La stratégie circulaire 2025 vise à réduire de 50 % les déchets municipaux grâce à :

  • Écoconception obligatoire pour les produits subventionnés par l’État (depuis 2023).
  • Plateforme Matériaux Luxembourg : bourse d’échange de rebuts industriels (12 000 tonnes valorisées en 2024).
  • PAN-Bio 2025 : triplement des surfaces agricoles bio (15 % visés contre 5,2 % en 2023).

Exemple concret : l’usine Circular Tech à Esch-sur-Alzette recycle 90 % des panneaux solaires en fin de vie, récupérant silicium et argent.
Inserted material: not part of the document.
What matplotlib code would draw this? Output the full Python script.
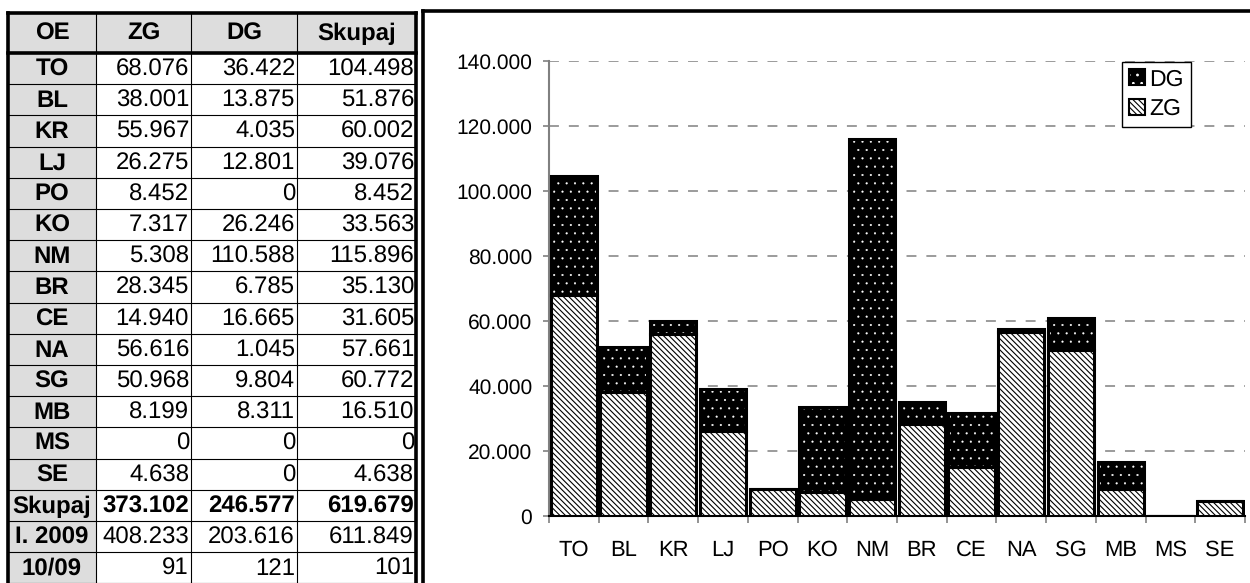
import numpy as np
import matplotlib.pyplot as plt
from matplotlib.patches import Rectangle, Patch
from matplotlib.legend_handler import HandlerTuple

plt.rcParams['font.family'] = ['Liberation Sans', 'DejaVu Sans']
plt.rcParams['hatch.linewidth'] = 0.8
plt.rcParams['text.hinting'] = 'no_hinting'
plt.rcParams['text.hinting_factor'] = 1

# ---------------- data ----------------
oe = ['TO', 'BL', 'KR', 'LJ', 'PO', 'KO', 'NM', 'BR', 'CE', 'NA', 'SG', 'MB', 'MS', 'SE']
zg = [68076, 38001, 55967, 26275, 8452, 7317, 5308, 28345, 14940, 56616, 50968, 8199, 0, 4638]
dg = [36422, 13875, 4035, 12801, 0, 26246, 110588, 6785, 16665, 1045, 9804, 8311, 0, 0]
prev_year = [408233, 203616, 611849]   # I. 2009
header = ['OE', 'ZG', 'DG', 'Skupaj']
yticks = [0, 20000, 40000, 60000, 80000, 100000, 120000, 140000]


def fmt(v):
    return f'{v:,}'.replace(',', '.')


skupaj = [z + d for z, d in zip(zg, dg)]
tot = [sum(zg), sum(dg), sum(skupaj)]
idx = [round(t / p * 100) for t, p in zip(tot, prev_year)]

rows = [[n, fmt(z), fmt(d), fmt(s)] for n, z, d, s in zip(oe, zg, dg, skupaj)]
rows.append(['Skupaj'] + [fmt(t) for t in tot])
rows.append(['I. 2009'] + [fmt(p) for p in prev_year])
rows.append(['10/09'] + [str(i) for i in idx])
bold_rows = [len(oe)]

fig = plt.figure(figsize=(12.5, 5.83), dpi=100)

# ---------------- table (pixel grid) ----------------
tab = fig.add_axes([0, 0, 1, 1])
tab.set_xlim(0, 1250)
tab.set_ylim(583, 0)
tab.axis('off')

col_x = [8, 96, 191, 297, 416]
top, head_h, row_h = 13, 40, 31.2
grey = '#dddddd'
fs_tab = 17.5

tab.add_patch(Rectangle((col_x[0], top), col_x[-1] - col_x[0], head_h, fc=grey, ec='none'))
tab.add_patch(Rectangle((col_x[0], top), col_x[1] - col_x[0], 600, fc=grey, ec='none'))

for j, h in enumerate(header):
    tab.text((col_x[j] + col_x[j + 1]) / 2, top + head_h / 2 + 1, h, ha='center', va='center',
             fontsize=fs_tab, fontweight='bold')

for i, r in enumerate(rows):
    yc = top + head_h + (i + 0.5) * row_h + 1
    wt = 'bold' if i in bold_rows else 'normal'
    tab.text((col_x[0] + col_x[1]) / 2, yc, r[0], ha='center', va='center',
             fontsize=fs_tab, fontweight='bold')
    for j in range(1, 4):
        tab.text(col_x[j + 1] - 2, yc, r[j], ha='right', va='center',
                 fontsize=fs_tab, fontweight=wt)
    yl = top + head_h + (i + 1) * row_h
    tab.plot([col_x[0], col_x[-1]], [yl, yl], color='black', lw=0.8)

for cx in col_x[1:-1]:
    tab.plot([cx, cx], [top, 600], color='black', lw=0.8)

# thick borders
tab.plot([col_x[0], col_x[0]], [top, 600], color='black', lw=2.6)
tab.plot([col_x[-1], col_x[-1]], [top, 600], color='black', lw=2.6)
tab.plot([col_x[0], col_x[-1]], [top, top], color='black', lw=2.6)
tab.plot([col_x[0], col_x[-1]], [top + head_h, top + head_h], color='black', lw=2.6)

# chart panel frame
tab.plot([423, 423], [11, 600], color='black', lw=2.6)
tab.plot([423, 1260], [11, 11], color='black', lw=2.6)

# ---------------- chart ----------------
ax = fig.add_axes([549 / 1250, (583 - 516) / 583, 696 / 1250, 455 / 583])
ax.patch.set_alpha(0)
x = np.arange(len(oe))
w = 0.93
zg_hatch = '\\' * 6

ax.bar(x, zg, w, color='white', edgecolor='black', hatch=zg_hatch, lw=2.2, zorder=3)
dots = ax.bar(x, dg, w, bottom=zg, color='black', edgecolor='white', hatch='..', lw=0, zorder=3)
ax.bar(x, dg, w, bottom=zg, fill=False, edgecolor='black', lw=2.2, zorder=4)
for p in dots:
    if hasattr(p, 'set_hatch_linewidth'):
        p.set_hatch_linewidth(0.3)

ax.set_xlim(-0.5, len(oe) - 0.5)
ax.set_ylim(0, 140000)
ax.set_yticks(yticks)
ax.set_yticklabels([fmt(v) for v in yticks])
ax.set_xticks(x)
ax.set_xticklabels(oe)
ax.set_xticks(np.arange(-0.5, len(oe)), minor=True)

ax.yaxis.grid(True, linestyle=(0, (6.5, 6.5)), color='#808080', lw=1.1)
ax.set_axisbelow(True)

for s in ['top', 'right']:
    ax.spines[s].set_visible(False)
ax.spines['left'].set_color('#808080')
ax.spines['left'].set_linewidth(1.5)
ax.spines['bottom'].set_color('black')
ax.spines['bottom'].set_linewidth(1.5)

ax.tick_params(axis='y', length=4, width=1.2, color='#808080', pad=8, labelsize=15)
ax.tick_params(axis='x', which='major', length=0, pad=17, labelsize=16)
ax.tick_params(axis='x', which='minor', length=5, width=1.2, color='#808080')

h_dg = (Patch(fc='black', ec='white', hatch='..', lw=0), Patch(fill=False, ec='black', lw=1.5))
h_zg = Patch(fc='white', ec='black', hatch=zg_hatch, lw=1.5)
leg = ax.legend([h_dg, h_zg], ['DG', 'ZG'], handler_map={tuple: HandlerTuple(ndivide=1)},
                loc='upper left', bbox_to_anchor=(0.823, 0.998), fontsize=16.5,
                handlelength=0.7, handleheight=0.7, handletextpad=0.2, borderpad=0.3,
                labelspacing=0.35, borderaxespad=0, fancybox=False, framealpha=1)
leg.get_frame().set_edgecolor('black')
leg.get_frame().set_linewidth(1)

fig.savefig('out.png', dpi=100)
Agriculture et LULUCF : le parent pauvre de la transition

Le secteur agricole, responsable de 7,2 % des émissions, peine à se décarboner :

  • Élevage intensif : 78 % des exploitations sont orientées viande laitière, générant 45 % des émissions du secteur.
  • Stratégie Bësch : plantation de 200 000 arbres/an pour augmenter le puits carbone forestier (-376 ktCO₂e en 2020).
  • Méthanisation : seulement 3 unités en activité (12 GWh/an), loin de l’objectif 2030 de 40 GWh.

Défis structurels : l’ombre portée de l’économie globalisée

Malgré les avancées, le Luxembourg affiche une empreinte carbone réelle de 36,7 tCO₂eq/habitant (5,4 fois la moyenne mondiale), due à :

  • Émissions importées : 63 % du total, liées aux importations de biens manufacturés et d’énergie.
  • Exonérations fiscales : le kérosène aérien bénéficie toujours d’une TVA à 3 % (contre 17 % en moyenne UE).
  • Pression démographique : +46 % de population attendue d’ici 2035, augmentant la demande énergétique.

Conclusion : une transition en demi-teinte

Le Luxembourg montre une réelle avancée dans les énergies renouvelables (+92 % de capacité depuis 2019) et la mobilité électrique (18 % du parc en 2023). Cependant, les émissions importées, la dépendance énergétique et les lacunes agricoles rappellent que la neutralité carbone nécessite une refonte systémique. Les prochains jalons – généralisation de l’hydrogène vert (2028), taxation carbone aux frontières (2030) – détermineront si le pays peut concilier croissance économique et sobriété climatique.